The Skinning Difference

Splitboarders aren't slower than skiers on the up, but we're slightly different. The gait is wider (splitboard skis are wider than regular backcountry skis), and the foot lift on each stride has to go higher. This makes us slightly less efficient on long approaches.

On moderate terrain, the difference is maybe 10% over a full day. On flat approach roads, splitboarders fall behind. On steep skinning, we're equal or faster because our wider skis give better grip. On traverses with side-hill, splits are actually better because you don't have to convert to descent mode.

The thing that slows splitboarders most isn't the skin track, it's the transitions. Every time you go from touring to riding, you have to undo the split, re-buckle bindings, and adjust stance. Experienced splitters do this in 3-4 minutes. Beginners take 10. On a day with multiple lap loops, those minutes add up.

Terrain Selection for First Tours

Don't pick a splitboarding objective by its summit. Pick it by the terrain. Good first tours have moderate angles (25-35 degrees), minimal mid-slope transitions, and clean fall lines. Avoid terrain that requires traversing, side-hill skinning, or descending through trees on your first tries.

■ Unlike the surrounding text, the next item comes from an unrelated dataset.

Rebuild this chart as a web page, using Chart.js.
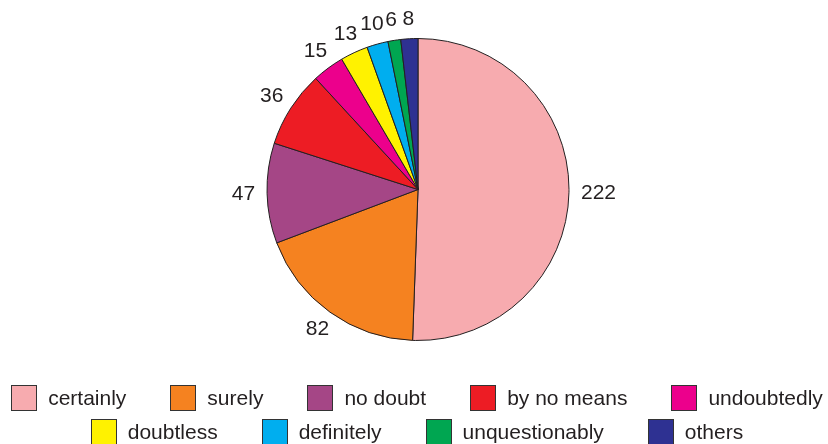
<!DOCTYPE html>
<html>
<head>
<meta charset="utf-8">
<script src="https://cdn.jsdelivr.net/npm/chart.js@4"></script>
<style>
    html, body { margin: 0; padding: 0; background: #fff; }
    #wrap { position: relative; width: 828px; height: 444px; overflow: hidden; }
    #legend {
        position: absolute; left: 0; top: 385px; width: 828px; padding-left: 6px; box-sizing: border-box;
        font-family: "Liberation Sans", Arial, sans-serif; font-size: 21px; color: #231f20;
    }
    #legend .row { display: flex; justify-content: center; gap: 44px; height: 26px; margin-bottom: 8px; }
    #legend .item { display: flex; align-items: center; line-height: 26px; white-space: nowrap; }
    #legend .box { width: 26px; height: 26px; box-sizing: border-box; border: 1px solid #333; margin-right: 11px; }
</style>
</head>
<body>
<div id="wrap">
    <canvas id="pieChart" width="828" height="444"></canvas>
    <div id="legend"></div>
</div>
<script>
const labels = ['certainly', 'surely', 'no doubt', 'by no means', 'undoubtedly',
                'doubtless', 'definitely', 'unquestionably', 'others'];
const counts = [222, 82, 47, 36, 15, 13, 10, 6, 8];
const colors = ['#f7abaf', '#f58220', '#a54686', '#ed1c24', '#ec008c',
                '#fff200', '#00aeef', '#00a651', '#2e3192'];
const legendRows = [5, 4];

// Valeurs écrites à l'extérieur de chaque part
const outsideLabels = {
    id: 'outsideLabels',
    afterDatasetsDraw(chart) {
        const ctx = chart.ctx;
        const meta = chart.getDatasetMeta(0);
        ctx.save();
        ctx.font = '21px "Liberation Sans", Arial, sans-serif';
        ctx.fillStyle = '#231f20';
        ctx.textAlign = 'center';
        ctx.textBaseline = 'middle';
        meta.data.forEach((arc, i) => {
            const p = arc.getProps(['x', 'y', 'startAngle', 'endAngle', 'outerRadius'], true);
            const a = (p.startAngle + p.endAngle) / 2;
            const text = String(counts[i]);
            const hw = ctx.measureText(text).width / 2;
            const hh = 8;
            const ext = Math.sqrt(Math.pow(hw * Math.cos(a), 2) + Math.pow(hh * Math.sin(a), 2));
            const r = p.outerRadius + 12 + ext;
            ctx.fillText(text, p.x + r * Math.cos(a), p.y + r * Math.sin(a));
        });
        ctx.restore();
    }
};

new Chart(document.getElementById('pieChart'), {
    type: 'pie',
    data: {
        labels: labels,
        datasets: [{
            data: counts,
            backgroundColor: colors,
            borderColor: '#231f20',
            borderWidth: 1
        }]
    },
    options: {
        responsive: false,
        animation: false,
        layout: {
            padding: { top: 38, bottom: 103, left: 8, right: 0 }
        },
        plugins: {
            legend: { display: false },
            tooltip: { enabled: false }
        }
    },
    plugins: [outsideLabels]
});

// Légende sur deux lignes
const legend = document.getElementById('legend');
let idx = 0;
legendRows.forEach(n => {
    const row = document.createElement('div');
    row.className = 'row';
    for (let k = 0; k < n; k++, idx++) {
        const item = document.createElement('div');
        item.className = 'item';
        item.innerHTML = `<span class="box" style="background:${colors[idx]}"></span><span>${labels[idx]}</span>`;
        row.appendChild(item);
    }
    legend.appendChild(row);
});
</script>
</body>
</html>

Good first splitboard tours (US): Alta backcountry in Utah, San Juans slackcountry in Colorado, and Crystal Mountain sidecountry in Washington. These have avalanche awareness as a prerequisite but don't throw every technical problem at you at once.

I did my first splitboard tour in the Wasatch on a day I shouldn't have. Too much terrain to cover, too many transitions, too much to learn. I was exhausted by 2pm and made poor decisions on the way down. Pick a short, obvious objective for your first few tours. Don't try to do what your ski partners do.

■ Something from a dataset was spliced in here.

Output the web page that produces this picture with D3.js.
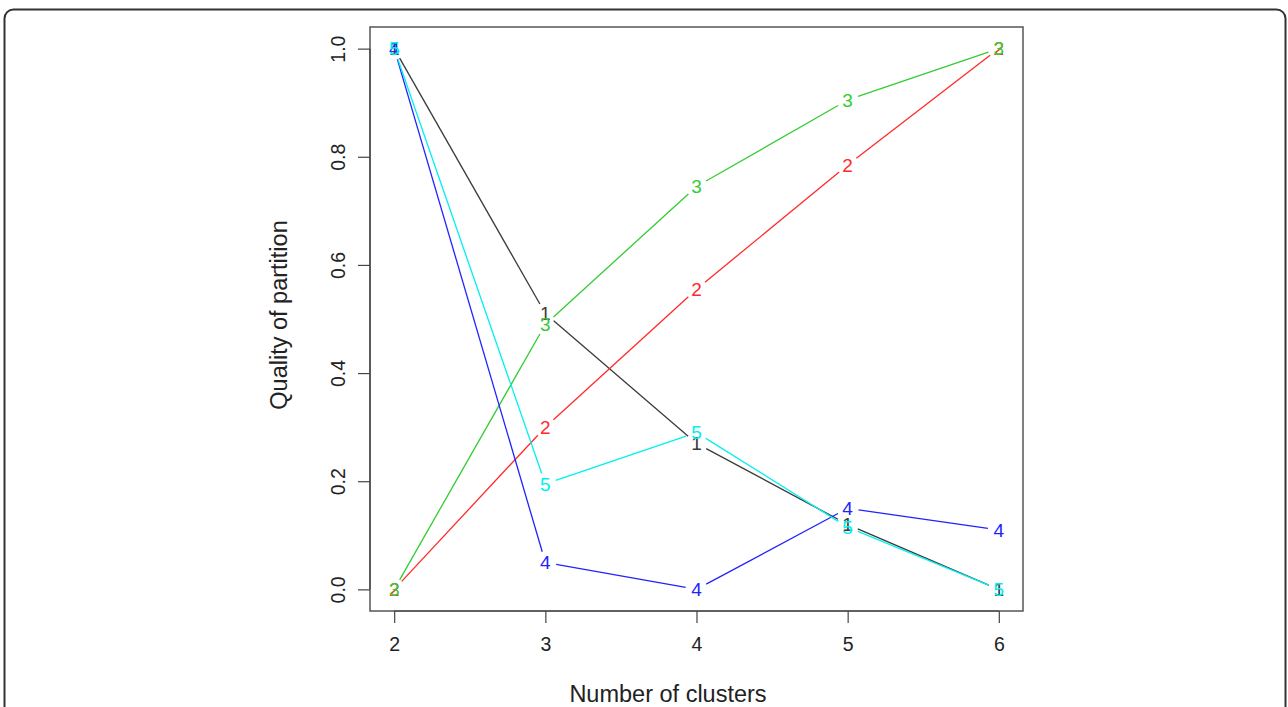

Avalanche Skills Matter More

Splitboarding puts you in backcountry terrain. You need formal avalanche education before you tour. Level 1 Avalanche course (AIARE in US, similar programs in Europe) is the baseline. This is not optional.

The avalanche risk for splitboarders is identical to skiers, but the rescue scenario is different. A buried snowboarder has to be extracted with their board still attached (the bindings don't release), which can complicate rescues. Know how to handle this with your partners before it matters.

Every splitboarder should carry: avalanche beacon (Mammut Barryvox, BCA Tracker, Arva Evo), shovel (BCA Dozer, BD Transfer), probe (BCA Stealth, G3 Speedtech). Practice with them. A beacon is useless if you don't practice every fall.

Avalanche gear picks

  • Mammut Barryvox beacon - $400
  • BCA Dozer 2T shovel - $90
  • G3 Speedtech 240 probe - $80
  • AIARE Level 1 course - $350

Riding Down: The Fun Part

Splitboards ride similar to regular snowboards, with some caveats. The cut creates a slight flex point in the middle of the board, which makes them feel less powerful on landings and less responsive in crust. In powder, they're essentially identical to regular boards of the same shape.

Modern splitboards have closed this gap significantly. A 2024 Jones Stratos rides almost identically to a solid Stratos. If you're a good rider, the split technology won't hold you back. If you're a beginner rider, take lessons; the gear isn't the problem.

The final thing I'll say about splitboarding: it's more work than resort snowboarding. You hike for an hour for one powder run. That trade is either worth it or it isn't. For me, it is. The first time you carve fresh lines in untracked snow with no lift lines, you understand why people drop $2,000 on gear to do it.